GNOME Bugzilla – Bug 143708
The stemmer should do the right thing for documents in languages other than English
Last modified: 2018-07-03 09:50:56 UTC
It seems that words like 'is' are not in the index which is fine. But if I search for 'your name is' with 'best' it won't find the file containing that text. Searching for 'your name' finds it without problems.
This is the same for , etc...Best should remove these from the search string before searching. But how does this work with other languages? For instance 'is' in Danish means 'ice cream' and I might want to search for that.
The main bug (improper handling of little words like 'is') is fixed in CVS. I'm changing the bug into a wishlist item for proper support of stemming in other languages. Lucene can support stemmers/analyzers for languages other than English. The trickier part is automatically figuring out which language a document is in... which is actually doable with fairly simple algorithms, but it is almost impossible to do the right thing w/ documents in multiple languages.
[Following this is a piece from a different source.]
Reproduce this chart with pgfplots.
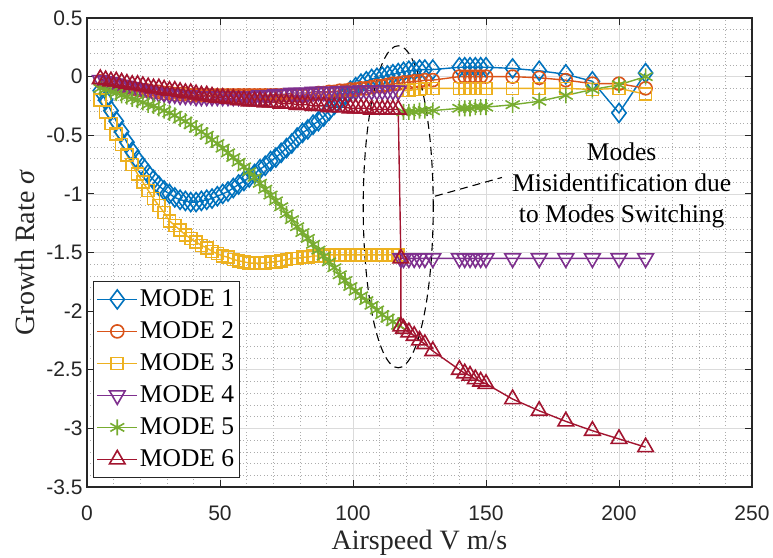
\documentclass[border=0pt]{standalone}
\usepackage{pgfplots}
\pgfplotsset{compat=1.18}
\usepackage{fontspec}
\setmainfont{Liberation Serif}
\newfontfamily\sansf{Liberation Sans}
\definecolor{c1}{rgb}{0,0.447,0.741}
\definecolor{c2}{rgb}{0.85,0.325,0.098}
\definecolor{c3}{rgb}{0.929,0.694,0.125}
\definecolor{c4}{rgb}{0.494,0.184,0.556}
\definecolor{c5}{rgb}{0.466,0.674,0.188}
\definecolor{c6}{rgb}{0.635,0.078,0.184}
\definecolor{axc}{rgb}{0.15,0.15,0.15}
\begin{document}
\begin{tikzpicture}
\useasboundingbox (-87pt,-70pt) rectangle (686pt,487pt);
\begin{axis}[
  x=2.66pt, y=117.25pt,
  xmin=0, xmax=250, ymin=-3.5, ymax=0.5,
  xtick={0,50,...,250},
  ytick={-3.5,-3,...,0.5},
  minor x tick num=4, minor y tick num=4,
  grid=both,
  major grid style={gray!28, line width=0.7pt},
  minor grid style={gray!65, line width=0.6pt, dash pattern=on 1pt off 2.4pt},
  minor tick length=0pt, major tick length=7pt,
  tick align=inside,
  every tick/.style={axc, line width=1pt},
  axis line style={axc, line width=1.2pt},
  /pgf/number format/assume math mode=true,
  tick label style={font=\sansf\fontsize{21}{24}\selectfont, text=axc},
  xticklabel style={yshift=-15pt},
  yticklabel style={xshift=-1pt},
  xlabel={Airspeed V m/s},
  ylabel={Growth Rate \textit{σ}},
  label style={font=\fontsize{28}{32}\selectfont, text=axc},
  xlabel style={at={(axis description cs:0.5,-0.119)}, anchor=center},
  ylabel style={at={(axis description cs:-0.093,0.5)}, anchor=center, rotate=0},
  unbounded coords=jump,
  every axis plot/.append style={line width=1.4pt},
  legend style={at={(rel axis cs:0,0)}, anchor=south west, xshift=6pt, yshift=9pt,
    font=\fontsize{25.5}{29}\selectfont, draw=axc, line width=1.2pt, text=black,
    inner xsep=3pt, inner ysep=2pt, row sep=0pt,
    nodes={inner sep=2pt, text height=21pt, text depth=7pt, text=black}},
  legend cell align=left,
  legend image code/.code={\draw[mark repeat=2,mark phase=2] plot coordinates {(0pt,0pt) (20pt,0pt) (40pt,0pt)};},
]
% MODE 1
\addplot[c1, mark=diamond, mark size=9.5pt, mark options={solid, line width=1.6pt}] table {
x y
5 -0.12
7 -0.20
9 -0.29
11 -0.38
13 -0.47
15 -0.56
17 -0.64
19 -0.71
21 -0.77
23 -0.83
25 -0.88
27 -0.93
29 -0.97
31 -1.00
33 -1.03
35 -1.05
37 -1.06
39 -1.07
41 -1.07
43 -1.06
45 -1.05
47 -1.04
49 -1.02
51 -1.00
53 -0.98
55 -0.95
57 -0.92
59 -0.89
61 -0.86
63 -0.83
65 -0.79
67 -0.76
69 -0.72
71 -0.69
73 -0.65
75 -0.61
77 -0.57
79 -0.52
81 -0.48
83 -0.45
85 -0.41
87 -0.38
89 -0.34
91 -0.29
93 -0.24
95 -0.20
97 -0.16
99 -0.12
101 -0.09
103 -0.06
105 -0.04
107 -0.02
109 -0.01
111 0.00
113 0.01
115 0.02
117 0.03
119 0.04
121 0.05
123 0.05
125 0.06
127 0.06
130 0.06
140 0.08
142 0.08
144 0.08
146 0.08
148 0.08
150 0.08
160 0.07
170 0.05
180 0.02
190 -0.04
200 -0.31
210 0.03
};
\addlegendentry{MODE 1}
% MODE 2
\addplot[c2, mark=o, mark size=6.5pt, mark options={solid, line width=1.6pt}] table {
x y
5 -0.04
7 -0.05
9 -0.06
11 -0.07
13 -0.08
15 -0.09
17 -0.10
19 -0.11
21 -0.12
23 -0.12
25 -0.13
27 -0.13
29 -0.14
31 -0.14
33 -0.15
35 -0.15
37 -0.15
39 -0.16
41 -0.16
43 -0.16
45 -0.16
47 -0.16
49 -0.16
51 -0.16
53 -0.16
55 -0.16
57 -0.16
59 -0.16
61 -0.16
63 -0.16
65 -0.16
67 -0.16
69 -0.16
71 -0.16
73 -0.16
75 -0.16
77 -0.16
79 -0.16
81 -0.16
83 -0.15
85 -0.15
87 -0.14
89 -0.14
91 -0.13
93 -0.13
95 -0.12
97 -0.12
99 -0.11
101 -0.11
103 -0.10
105 -0.10
107 -0.09
109 -0.08
111 -0.08
113 -0.07
115 -0.06
117 -0.06
119 -0.05
121 -0.05
123 -0.04
125 -0.04
127 -0.03
130 -0.03
140 0.00
142 0.00
144 0.00
146 0.00
148 0.00
150 0.00
160 0.00
170 -0.01
180 -0.03
190 -0.06
200 -0.06
210 -0.10
};
\addlegendentry{MODE 2}
% MODE 3
\addplot[c3, mark=square, mark size=6pt, mark options={solid, line width=1.6pt}] table {
x y
5 -0.20
7 -0.30
9 -0.40
11 -0.49
13 -0.58
15 -0.67
17 -0.75
19 -0.83
21 -0.90
23 -0.97
25 -1.04
27 -1.10
29 -1.16
31 -1.23
33 -1.27
35 -1.31
37 -1.35
39 -1.38
41 -1.41
43 -1.44
45 -1.46
47 -1.49
49 -1.51
51 -1.53
53 -1.54
55 -1.56
57 -1.57
59 -1.58
61 -1.59
63 -1.59
65 -1.59
67 -1.59
69 -1.58
71 -1.58
73 -1.57
75 -1.56
77 -1.55
79 -1.55
81 -1.54
83 -1.54
85 -1.53
87 -1.53
89 -1.53
91 -1.52
93 -1.52
95 -1.52
97 -1.52
99 -1.52
101 -1.52
103 -1.52
105 -1.52
107 -1.52
109 -1.52
111 -1.52
113 -1.52
115 -1.52
117 -1.52
118 nan
119 -0.12
121 -0.12
123 -0.11
125 -0.11
127 -0.10
130 -0.10
140 -0.10
142 -0.10
144 -0.10
146 -0.10
148 -0.10
150 -0.10
160 -0.10
170 -0.10
180 -0.10
190 -0.11
200 -0.10
210 -0.15
};
\addlegendentry{MODE 3}
% MODE 4
\addplot[c4, mark=triangle, mark size=9pt, mark options={solid, rotate=180, line width=1.6pt}] table {
x y
5 -0.03
7 -0.04
9 -0.05
11 -0.06
13 -0.07
15 -0.08
17 -0.09
19 -0.10
21 -0.11
23 -0.12
25 -0.13
27 -0.14
29 -0.14
31 -0.15
33 -0.15
35 -0.16
37 -0.16
39 -0.16
41 -0.17
43 -0.17
45 -0.17
47 -0.17
49 -0.17
51 -0.17
53 -0.17
55 -0.17
57 -0.17
59 -0.17
61 -0.17
63 -0.17
65 -0.16
67 -0.16
69 -0.16
71 -0.15
73 -0.15
75 -0.15
77 -0.14
79 -0.14
81 -0.14
83 -0.14
85 -0.13
87 -0.13
89 -0.13
91 -0.13
93 -0.13
95 -0.125
97 -0.125
99 -0.125
101 -0.125
103 -0.12
105 -0.12
107 -0.12
109 -0.12
111 -0.12
113 -0.12
115 -0.12
117 -0.12
117.5 nan
118 -1.55
119 -1.55
121 -1.55
123 -1.55
125 -1.55
127 -1.55
130 -1.55
140 -1.55
142 -1.55
144 -1.55
146 -1.55
148 -1.55
150 -1.55
160 -1.55
170 -1.55
180 -1.55
190 -1.55
200 -1.55
210 -1.55
};
\addlegendentry{MODE 4}
% MODE 5
\addplot[c5, mark=asterisk, mark size=8pt, mark options={solid, line width=1.6pt}] table {
x y
5 -0.10
7 -0.11
9 -0.13
11 -0.14
13 -0.16
15 -0.17
17 -0.19
19 -0.20
21 -0.22
23 -0.24
25 -0.25
27 -0.27
29 -0.29
31 -0.31
33 -0.33
35 -0.36
37 -0.38
39 -0.41
41 -0.44
43 -0.47
45 -0.50
47 -0.54
49 -0.57
51 -0.61
53 -0.65
55 -0.69
57 -0.73
59 -0.77
61 -0.81
63 -0.86
65 -0.91
67 -0.96
69 -1.01
71 -1.06
73 -1.11
75 -1.17
77 -1.22
79 -1.28
81 -1.33
83 -1.38
85 -1.43
87 -1.48
89 -1.53
91 -1.58
93 -1.63
95 -1.69
97 -1.74
99 -1.79
101 -1.83
103 -1.87
105 -1.91
107 -1.95
109 -1.99
111 -2.03
113 -2.06
115 -2.09
117 -2.12
118 nan
119 -0.30
121 -0.30
123 -0.30
125 -0.29
127 -0.29
130 -0.29
140 -0.27
142 -0.27
144 -0.27
146 -0.26
148 -0.26
150 -0.26
160 -0.24
170 -0.21
180 -0.16
190 -0.11
200 -0.07
210 0.00
};
\addlegendentry{MODE 5}
% MODE 6
\addplot[c6, mark=triangle, mark size=9pt, mark options={solid, line width=1.6pt}] table {
x y
5 -0.02
7 -0.03
9 -0.04
11 -0.04
13 -0.05
15 -0.06
17 -0.07
19 -0.07
21 -0.08
23 -0.09
25 -0.10
27 -0.10
29 -0.11
31 -0.12
33 -0.12
35 -0.13
37 -0.14
39 -0.14
41 -0.15
43 -0.16
45 -0.16
47 -0.17
49 -0.18
51 -0.18
53 -0.19
55 -0.19
57 -0.20
59 -0.20
61 -0.21
63 -0.21
65 -0.21
67 -0.22
69 -0.22
71 -0.22
73 -0.23
75 -0.23
77 -0.23
79 -0.24
81 -0.24
83 -0.24
85 -0.25
87 -0.25
89 -0.25
91 -0.26
93 -0.26
95 -0.26
97 -0.26
99 -0.27
101 -0.27
103 -0.27
105 -0.27
107 -0.28
109 -0.28
111 -0.28
113 -0.28
115 -0.28
117 -0.28
118 -1.55
118 -2.13
119 -2.15
121 -2.18
123 -2.21
125 -2.25
127 -2.28
130 -2.34
140 -2.50
142 -2.53
144 -2.55
146 -2.58
148 -2.60
150 -2.62
160 -2.75
170 -2.85
180 -2.94
190 -3.02
200 -3.09
210 -3.16
};
\addlegendentry{MODE 6}
% annotation
\draw[black, line width=1.1pt, dash pattern=on 8pt off 5pt] (axis cs:117,-1.11) ellipse [x radius=35pt, y radius=161pt];
\draw[black, line width=1.1pt, dash pattern=on 8pt off 5pt] (axis cs:130.8,-1.02) -- (axis cs:156,-0.86);
\node[align=center, font=\fontsize{25.5}{31}\selectfont, text=black] at (axis cs:201,-0.93) {Modes\\Misidentification due\\to Modes Switching};
\end{axis}
\end{tikzpicture}
\end{document}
At very least, the user should be able to set a default language. (Or maybe it could be set based on the locale?)
Um why not both, default based on locale and a option to switch. :)
*** Bug 449149 has been marked as a duplicate of this bug. ***
Beagle is not under active development anymore and had its last code changes in early 2011. Its codebase has been archived (see bug 796735): https://gitlab.gnome.org/Archive/beagle/commits/master "tracker" is an available alternative. Closing this report as WONTFIX as part of Bugzilla Housekeeping to reflect reality. Please feel free to reopen this ticket (or rather transfer the project to GNOME Gitlab, as GNOME Bugzilla is deprecated) if anyone takes the responsibility for active development again.